1.2.3. Specifying resource requests and limits for pods and containers
For each container, you can specify resource limits and requests, including the following:
spec.containers[].resources.limits.cpu spec.containers[].resources.limits.memory spec.containers[].resources.requests.cpu spec.containers[].resources.requests.memory
Although you can only specify requests and limits for individual containers, it is also useful to think about the overall resource requests and limits for a pod. For a particular resource, a pod resource request or limit is the sum of the resource requests or limits of that type for each container in the pod.
1.2.4. Resource units in Kubernetes
CPU resource units
Limits and requests for CPU resources are measured in CPU units. In Kubernetes, one CPU unit is equal to one physical processor core, or one virtual core, depending on whether the node is a physical host or a virtual machine running inside a physical machine.
Fractional requests are allowed. When you define a container with spec.containers[].resources.requests.cpu
set to 0.5
, you are requesting half as much CPU time compared to if you asked for 1.0 CPU. For CPU resource units, the quantity expression 0.1 is equivalent to the expression 100m, which can be read as one hundred millicpu or one hundred millicores. millicpu and millicores mean the same thing. CPU resource is always specified as an absolute amount of resource, never as a relative amount. For example, 500m CPU represents the same amount of computing power whether that container runs on a single-core, dual-core, or 48-core machine.
To specify CPU units less than 1.0 or 1000m you must use the milliCPU form. For example, use 5m, not 0.005 CPU.
Memory resource units
Limits and requests for memory are measured in bytes. You can express memory as a plain integer or as a fixed-point number using one of these quantity suffixes: E, P, T, G, M, k. You can also use the power-of-two equivalents: Ei, Pi, Ti, Gi, Mi, Ki. For example, the following represent roughly the same value:
128974848, 129e6, 129M, 128974848000m, 123Mi
Pay attention to the case of the suffixes. If you request 400m of memory, this is a request for 0.4 bytes, not 400 mebibytes (400Mi) or 400 megabytes (400M).

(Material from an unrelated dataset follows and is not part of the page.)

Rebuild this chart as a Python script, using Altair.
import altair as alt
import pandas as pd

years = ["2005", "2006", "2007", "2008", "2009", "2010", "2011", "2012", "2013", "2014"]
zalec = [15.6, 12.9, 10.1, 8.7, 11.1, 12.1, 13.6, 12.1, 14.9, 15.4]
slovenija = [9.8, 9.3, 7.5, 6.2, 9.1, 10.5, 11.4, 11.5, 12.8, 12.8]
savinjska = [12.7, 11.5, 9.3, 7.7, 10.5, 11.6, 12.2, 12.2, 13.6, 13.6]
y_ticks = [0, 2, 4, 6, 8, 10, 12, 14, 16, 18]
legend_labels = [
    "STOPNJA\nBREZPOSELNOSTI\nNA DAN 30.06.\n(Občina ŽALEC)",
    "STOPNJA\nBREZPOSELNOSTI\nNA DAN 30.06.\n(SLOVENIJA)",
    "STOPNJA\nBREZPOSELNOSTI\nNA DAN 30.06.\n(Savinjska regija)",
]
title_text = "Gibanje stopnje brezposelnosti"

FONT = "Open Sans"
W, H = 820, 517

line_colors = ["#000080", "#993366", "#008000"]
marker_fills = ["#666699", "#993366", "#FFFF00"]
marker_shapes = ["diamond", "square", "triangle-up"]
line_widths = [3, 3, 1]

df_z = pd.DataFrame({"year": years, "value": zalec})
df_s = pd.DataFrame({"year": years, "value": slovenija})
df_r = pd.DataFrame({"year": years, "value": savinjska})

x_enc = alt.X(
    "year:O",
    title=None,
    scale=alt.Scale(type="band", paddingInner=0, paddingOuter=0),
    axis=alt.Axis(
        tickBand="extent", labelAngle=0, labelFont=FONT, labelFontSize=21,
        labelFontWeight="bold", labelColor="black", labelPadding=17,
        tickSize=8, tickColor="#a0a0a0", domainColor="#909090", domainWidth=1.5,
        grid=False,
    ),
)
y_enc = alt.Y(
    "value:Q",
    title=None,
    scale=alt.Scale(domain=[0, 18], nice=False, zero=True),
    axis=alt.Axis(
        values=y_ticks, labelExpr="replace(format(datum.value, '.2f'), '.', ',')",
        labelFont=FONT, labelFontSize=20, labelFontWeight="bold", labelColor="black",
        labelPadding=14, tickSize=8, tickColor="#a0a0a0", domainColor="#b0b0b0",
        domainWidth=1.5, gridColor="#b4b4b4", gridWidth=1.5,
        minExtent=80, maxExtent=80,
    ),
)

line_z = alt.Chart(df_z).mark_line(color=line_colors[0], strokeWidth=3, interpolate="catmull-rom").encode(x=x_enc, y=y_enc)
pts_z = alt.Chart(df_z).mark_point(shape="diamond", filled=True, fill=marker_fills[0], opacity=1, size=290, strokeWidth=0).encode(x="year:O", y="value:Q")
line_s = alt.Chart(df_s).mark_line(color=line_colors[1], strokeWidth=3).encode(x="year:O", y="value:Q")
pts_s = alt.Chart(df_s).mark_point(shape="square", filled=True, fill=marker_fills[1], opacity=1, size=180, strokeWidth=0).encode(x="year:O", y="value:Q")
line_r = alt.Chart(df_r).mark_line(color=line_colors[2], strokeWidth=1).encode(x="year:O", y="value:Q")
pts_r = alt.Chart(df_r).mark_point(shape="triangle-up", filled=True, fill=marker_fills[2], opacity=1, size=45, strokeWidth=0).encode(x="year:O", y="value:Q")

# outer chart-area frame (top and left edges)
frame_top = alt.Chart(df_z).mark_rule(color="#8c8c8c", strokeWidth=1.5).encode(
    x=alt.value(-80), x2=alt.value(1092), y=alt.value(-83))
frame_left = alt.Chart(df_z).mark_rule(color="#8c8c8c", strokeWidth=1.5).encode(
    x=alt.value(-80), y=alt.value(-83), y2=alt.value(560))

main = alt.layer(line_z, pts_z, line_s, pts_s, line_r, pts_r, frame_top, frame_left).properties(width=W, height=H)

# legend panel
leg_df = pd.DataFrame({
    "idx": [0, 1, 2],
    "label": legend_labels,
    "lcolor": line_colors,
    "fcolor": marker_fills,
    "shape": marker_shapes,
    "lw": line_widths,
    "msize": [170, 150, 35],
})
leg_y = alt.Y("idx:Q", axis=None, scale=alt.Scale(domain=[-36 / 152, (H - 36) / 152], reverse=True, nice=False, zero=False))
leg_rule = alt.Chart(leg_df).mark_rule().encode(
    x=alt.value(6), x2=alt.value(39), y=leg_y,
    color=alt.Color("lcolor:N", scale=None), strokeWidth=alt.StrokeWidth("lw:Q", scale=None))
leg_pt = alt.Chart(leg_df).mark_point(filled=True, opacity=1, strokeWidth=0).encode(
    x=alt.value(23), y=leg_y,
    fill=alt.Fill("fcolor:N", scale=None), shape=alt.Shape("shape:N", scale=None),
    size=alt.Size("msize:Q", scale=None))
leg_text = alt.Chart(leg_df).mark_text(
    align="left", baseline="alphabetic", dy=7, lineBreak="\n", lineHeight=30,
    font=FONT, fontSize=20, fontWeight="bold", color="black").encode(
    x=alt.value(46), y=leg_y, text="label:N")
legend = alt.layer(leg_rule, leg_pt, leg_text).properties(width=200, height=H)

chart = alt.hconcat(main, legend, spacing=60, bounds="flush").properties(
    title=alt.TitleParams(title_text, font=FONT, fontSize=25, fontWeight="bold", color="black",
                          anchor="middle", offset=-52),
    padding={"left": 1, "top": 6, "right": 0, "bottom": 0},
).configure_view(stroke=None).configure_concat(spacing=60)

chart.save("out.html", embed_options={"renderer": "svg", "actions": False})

Example CPU and memory specification
The following cluster has enough free resources to schedule a task pod with a dedicated 100m CPU and 250Mi. The cluster can also withstand bursts over that dedicated usage up to 2000m CPU and 2Gi memory.

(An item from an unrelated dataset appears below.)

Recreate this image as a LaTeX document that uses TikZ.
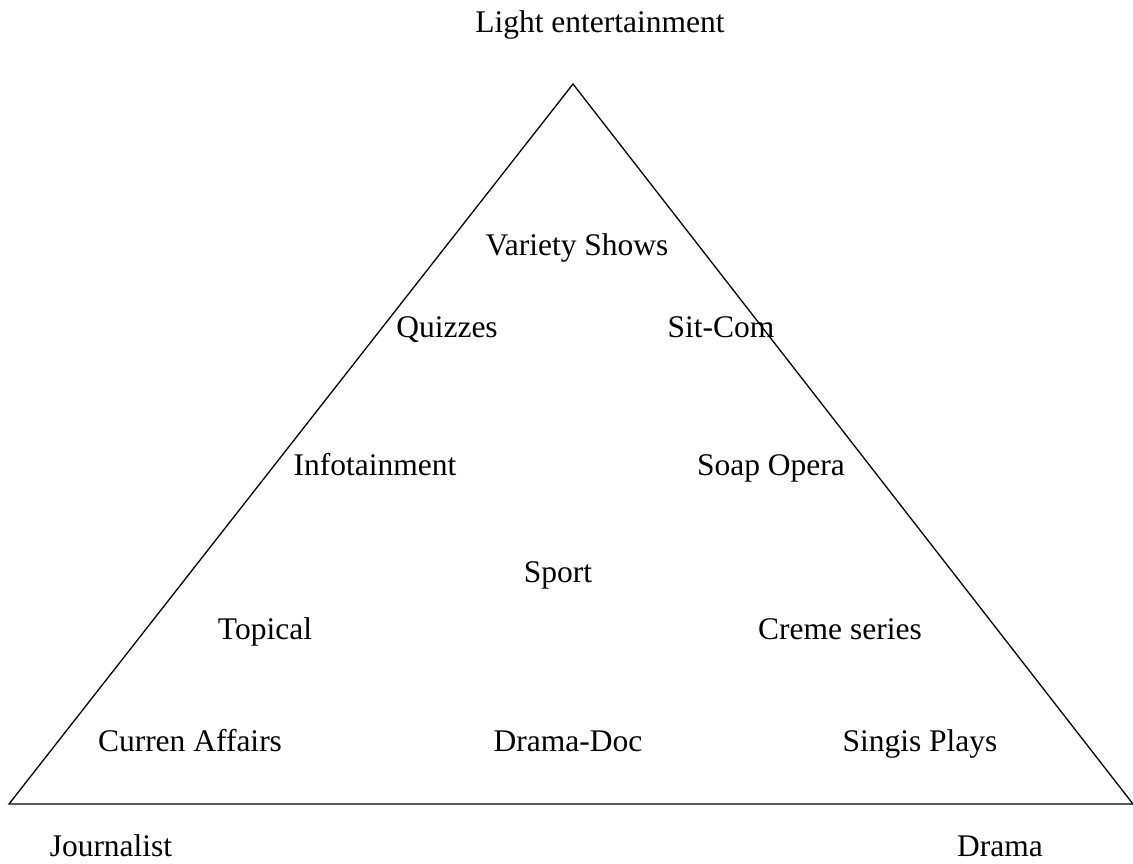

spec: task_resource_requirements: requests: cpu: 100m memory: 250Mi limits: cpu: 2000m memory: 2Gi
Automation controller will not schedule jobs that use more resources than the limit set. If the task pod does use more resources than the limit set, the container is OOMKilled by Kubernetes and restarted.

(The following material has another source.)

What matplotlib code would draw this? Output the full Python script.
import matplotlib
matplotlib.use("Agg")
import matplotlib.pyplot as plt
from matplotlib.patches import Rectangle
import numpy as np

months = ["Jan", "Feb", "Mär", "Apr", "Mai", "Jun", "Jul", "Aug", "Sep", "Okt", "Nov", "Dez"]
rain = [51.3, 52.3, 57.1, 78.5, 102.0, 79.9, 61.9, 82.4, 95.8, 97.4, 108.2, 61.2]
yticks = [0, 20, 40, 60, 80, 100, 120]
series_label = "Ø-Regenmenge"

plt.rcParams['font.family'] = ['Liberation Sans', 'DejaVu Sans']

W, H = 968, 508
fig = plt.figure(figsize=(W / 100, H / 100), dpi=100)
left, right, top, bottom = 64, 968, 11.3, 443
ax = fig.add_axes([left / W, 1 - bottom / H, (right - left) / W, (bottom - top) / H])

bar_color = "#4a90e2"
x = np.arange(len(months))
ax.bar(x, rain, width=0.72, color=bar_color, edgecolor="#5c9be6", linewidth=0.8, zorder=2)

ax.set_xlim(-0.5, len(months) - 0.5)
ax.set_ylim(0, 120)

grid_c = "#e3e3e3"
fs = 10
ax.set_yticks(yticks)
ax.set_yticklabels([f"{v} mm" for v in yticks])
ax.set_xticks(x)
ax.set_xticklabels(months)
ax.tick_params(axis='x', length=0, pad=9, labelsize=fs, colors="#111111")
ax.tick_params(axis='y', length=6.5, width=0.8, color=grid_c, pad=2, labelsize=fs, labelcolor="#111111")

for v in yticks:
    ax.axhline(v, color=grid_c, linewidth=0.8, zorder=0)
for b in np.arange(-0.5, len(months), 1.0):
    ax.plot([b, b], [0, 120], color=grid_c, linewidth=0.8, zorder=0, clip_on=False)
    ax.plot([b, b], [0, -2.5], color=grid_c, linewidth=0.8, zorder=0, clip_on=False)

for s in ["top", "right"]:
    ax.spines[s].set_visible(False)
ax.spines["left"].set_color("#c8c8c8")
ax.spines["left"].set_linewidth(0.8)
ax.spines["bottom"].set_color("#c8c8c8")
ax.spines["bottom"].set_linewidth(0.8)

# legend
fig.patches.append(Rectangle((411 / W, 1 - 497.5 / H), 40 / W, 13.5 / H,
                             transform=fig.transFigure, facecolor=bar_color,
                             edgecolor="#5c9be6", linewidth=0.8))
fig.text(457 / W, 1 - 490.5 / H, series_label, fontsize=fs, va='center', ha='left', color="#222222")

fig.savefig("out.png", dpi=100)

1.2.5. Size recommendations for resource requests
All jobs that use a container group use the same pod specification. The pod specification includes the resource requests for the pod that runs the job.
All jobs use the same resource requests. The specified resource requests for your particular job on the pod specification affect how Kubernetes schedules the job pod based on resources available on worker nodes. These are the default values.
-
One fork typically requires 100Mb of memory. This is set by using
system_task_forks_mem
. If your jobs have five forks, the job pod specification must request 500Mb of memory. - For job templates that have a particularly high forks value or otherwise need larger resource requests, you should create a separate container group with a different pod spec that indicates larger resource requests. Then you can assign it to the job template. For example, a job template with the forks value of 50 must be paired with a container group that requests 5GB of memory.
- If the fork value for a job is high enough that no single pod would be able to contain the job, use the job slicing feature. This splits the inventory up such that the individual job “slices” fit in an automation pod provisioned by the container group.